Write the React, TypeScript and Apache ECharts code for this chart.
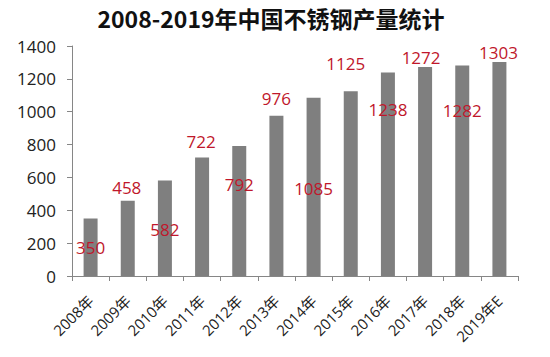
import React, { useEffect, useRef } from "react";
import * as echarts from "echarts";

const categories = ["2008年", "2009年", "2010年", "2011年", "2012年", "2013年", "2014年", "2015年", "2016年", "2017年", "2018年", "2019年E"];
const production = [350, 458, 582, 722, 792, 976, 1085, 1125, 1238, 1272, 1282, 1303];
const yTicks = { min: 0, max: 1400, interval: 200 };
const titleText = "2008-2019年中国不锈钢产量统计";

// label centre offsets relative to each bar's top (layout, not data)
const labelShift: [number, number][] = [
  [0, 29], [-1, -13], [0, 49], [-1, -16], [0, 39], [0, -17],
  [0, 91], [-5, -28], [0, 37], [-4, -10], [0, 45], [-1, -9],
];

export default function App() {
  const ref = useRef<HTMLDivElement>(null);
  useEffect(() => {
    if (!ref.current) return;
    const chart = echarts.init(ref.current, undefined, { renderer: "svg" });
    const font = "'Open Sans', 'Noto Sans', sans-serif";
    chart.setOption({
      animation: false,
      backgroundColor: "#ffffff",
      graphic: [
        {
          type: "text",
          x: 271,
          y: 18,
          style: {
            text: titleText,
            fontSize: 23,
            fontWeight: "bold",
            fontFamily: "'Noto Sans CJK SC', sans-serif",
            fill: "#111111",
            align: "center",
            verticalAlign: "middle",
          },
        },
      ],
      grid: { left: 72, right: 32, top: 46, bottom: 81, containLabel: false },
      xAxis: {
        type: "category",
        data: categories,
        boundaryGap: true,
        axisLine: { show: true, lineStyle: { color: "#868686", width: 1 } },
        axisTick: { show: true, alignWithLabel: false, length: 5, lineStyle: { color: "#868686" } },
        axisLabel: {
          rotate: 45,
          margin: 22,
          fontSize: 15,
          color: "#222222",
          fontFamily: "'Open Sans', 'Noto Sans CJK SC', sans-serif",
          interval: 0,
        },
      },
      yAxis: {
        type: "value",
        min: yTicks.min,
        max: yTicks.max,
        interval: yTicks.interval,
        splitLine: { show: false },
        axisLine: { show: true, lineStyle: { color: "#868686", width: 1 } },
        axisTick: { show: true, length: 5, lineStyle: { color: "#868686" } },
        axisLabel: { fontSize: 17, color: "#222222", margin: 16, fontFamily: font, formatter: (v: number) => String(v) },
      },
      series: [
        {
          type: "bar",
          barWidth: 14,
          itemStyle: { color: "#7f7f7f" },
          data: production.map((v, i) => ({
            value: v,
            label: {
              show: true,
              position: "top",
              distance: 0,
              verticalAlign: "middle",
              align: "center",
              offset: labelShift[i],
              fontSize: 17,
              color: "#c0172b",
              fontFamily: font,
            },
          })),
        },
      ],
    });
    return () => chart.dispose();
  }, []);
  return <div ref={ref} style={{ width: 550, height: 357, position: "absolute", left: 0, top: 0 }} />;
}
========
Leave out the pictures, then repeat the listing above exactly from its first line to the line with "import * as", inclusive.

Write the React, TypeScript and Apache ECharts code for this chart.
import React, { useEffect, useRef } from "react";
import * as echarts from "echarts";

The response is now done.